- [Source excerpt]

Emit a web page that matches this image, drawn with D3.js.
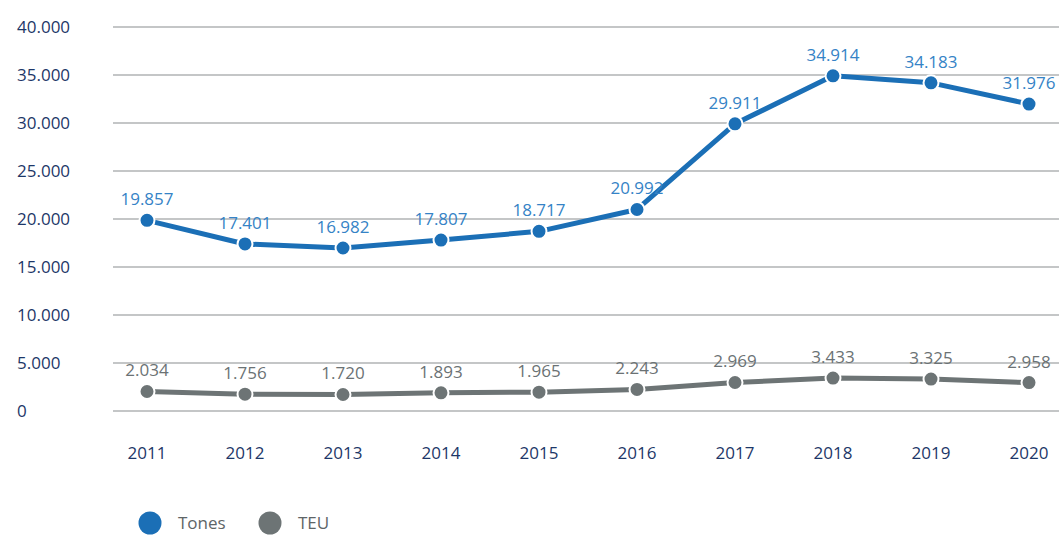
<!DOCTYPE html>
<html><head><meta charset="utf-8">
<script src="https://cdn.jsdelivr.net/npm/d3@7"></script>
<style>
body{margin:0;background:#fff;}
svg text{font-family:"Open Sans","Noto Sans",sans-serif;}
</style></head>
<body><svg id="c" width="1059" height="538"></svg>
<script>
const years = ["2011","2012","2013","2014","2015","2016","2017","2018","2019","2020"];
const tones = [19857,17401,16982,17807,18717,20992,29911,34914,34183,31976];
const teu = [2034,1756,1720,1893,1965,2243,2969,3433,3325,2958];
const yTicks = [0,5000,10000,15000,20000,25000,30000,35000,40000];
const seriesNames = ["Tones","TEU"];

const svg = d3.select("#c");
const fmt = v => v === 0 ? "0" : d3.format(",")(v).replace(/,/g, ".");
const x = d3.scalePoint().domain(years).range([147, 1029]);
const y = d3.scaleLinear().domain([0, 40000]).range([411, 27]);

// gridlines
svg.append("g").selectAll("line").data(yTicks).join("line")
  .attr("x1", 113).attr("x2", 1059)
  .attr("y1", d => y(d)).attr("y2", d => y(d))
  .attr("stroke", "#8a8d8f").attr("stroke-width", 1.2);

// y labels
svg.append("g").selectAll("text").data(yTicks).join("text")
  .attr("x", 17).attr("y", d => y(d) + 6)
  .attr("fill", "#1d3768").attr("font-size", 17)
  .text(fmt);

// x labels
svg.append("g").selectAll("text").data(years).join("text")
  .attr("x", d => x(d)).attr("y", 459)
  .attr("text-anchor", "middle")
  .attr("fill", "#1d3768").attr("font-size", 17)
  .text(d => d);

const series = [
  {name: seriesNames[0], vals: tones, color: "#1b6fb6", label: "#3583c6"},
  {name: seriesNames[1], vals: teu, color: "#6d7475", label: "#6b7274"}
];

series.forEach(s => {
  const pts = years.map((yr, i) => [x(yr), y(s.vals[i])]);
  const g = svg.append("g");
  g.append("path")
    .attr("d", d3.line()(pts))
    .attr("fill", "none").attr("stroke", s.color).attr("stroke-width", 5)
    .attr("stroke-linejoin", "round");
  g.selectAll("circle").data(pts).join("circle")
    .attr("cx", d => d[0]).attr("cy", d => d[1]).attr("r", 7.5)
    .attr("fill", s.color).attr("stroke", "#fff").attr("stroke-width", 2);
  g.selectAll("text").data(years).join("text")
    .attr("x", d => x(d)).attr("y", (d, i) => y(s.vals[i]) - 15)
    .attr("text-anchor", "middle").attr("fill", s.label).attr("font-size", 17)
    .text((d, i) => fmt(s.vals[i]));
});

// legend
const lg = svg.append("g");
const legX = [150, 270];
series.forEach((s, i) => {
  lg.append("circle").attr("cx", legX[i]).attr("cy", 523).attr("r", 11.5).attr("fill", s.color);
  lg.append("text").attr("x", legX[i] + 28).attr("y", 529)
    .attr("fill", "#5e6567").attr("font-size", 17).text(s.name);
});
</script></body></html>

- [Task directions]
Reproduce the full listing faithfully, but do not carry over any pictures.

- [Response to this task]
Emit a web page that matches this image, drawn with D3.js.
<!DOCTYPE html>
<html><head><meta charset="utf-8">
<script src="https://cdn.jsdelivr.net/npm/d3@7"></script>
<style>
body{margin:0;background:#fff;}
svg text{font-family:"Open Sans","Noto Sans",sans-serif;}
</style></head>
<body><svg id="c" width="1059" height="538"></svg>
<script>
const years = ["2011","2012","2013","2014","2015","2016","2017","2018","2019","2020"];
const tones = [19857,17401,16982,17807,18717,20992,29911,34914,34183,31976];
const teu = [2034,1756,1720,1893,1965,2243,2969,3433,3325,2958];
const yTicks = [0,5000,10000,15000,20000,25000,30000,35000,40000];
const seriesNames = ["Tones","TEU"];

const svg = d3.select("#c");
const fmt = v => v === 0 ? "0" : d3.format(",")(v).replace(/,/g, ".");
const x = d3.scalePoint().domain(years).range([147, 1029]);
const y = d3.scaleLinear().domain([0, 40000]).range([411, 27]);

// gridlines
svg.append("g").selectAll("line").data(yTicks).join("line")
  .attr("x1", 113).attr("x2", 1059)
  .attr("y1", d => y(d)).attr("y2", d => y(d))
  .attr("stroke", "#8a8d8f").attr("stroke-width", 1.2);

// y labels
svg.append("g").selectAll("text").data(yTicks).join("text")
  .attr("x", 17).attr("y", d => y(d) + 6)
  .attr("fill", "#1d3768").attr("font-size", 17)
  .text(fmt);

// x labels
svg.append("g").selectAll("text").data(years).join("text")
  .attr("x", d => x(d)).attr("y", 459)
  .attr("text-anchor", "middle")
  .attr("fill", "#1d3768").attr("font-size", 17)
  .text(d => d);

const series = [
  {name: seriesNames[0], vals: tones, color: "#1b6fb6", label: "#3583c6"},
  {name: seriesNames[1], vals: teu, color: "#6d7475", label: "#6b7274"}
];

series.forEach(s => {
  const pts = years.map((yr, i) => [x(yr), y(s.vals[i])]);
  const g = svg.append("g");
  g.append("path")
    .attr("d", d3.line()(pts))
    .attr("fill", "none").attr("stroke", s.color).attr("stroke-width", 5)
    .attr("stroke-linejoin", "round");
  g.selectAll("circle").data(pts).join("circle")
    .attr("cx", d => d[0]).attr("cy", d => d[1]).attr("r", 7.5)
    .attr("fill", s.color).attr("stroke", "#fff").attr("stroke-width", 2);
  g.selectAll("text").data(years).join("text")
    .attr("x", d => x(d)).attr("y", (d, i) => y(s.vals[i]) - 15)
    .attr("text-anchor", "middle").attr("fill", s.label).attr("font-size", 17)
    .text((d, i) => fmt(s.vals[i]));
});

// legend
const lg = svg.append("g");
const legX = [150, 270];
series.forEach((s, i) => {
  lg.append("circle").attr("cx", legX[i]).attr("cy", 523).attr("r", 11.5).attr("fill", s.color);
  lg.append("text").attr("x", legX[i] + 28).attr("y", 529)
    .attr("fill", "#5e6567").attr("font-size", 17).text(s.name);
});
</script></body></html>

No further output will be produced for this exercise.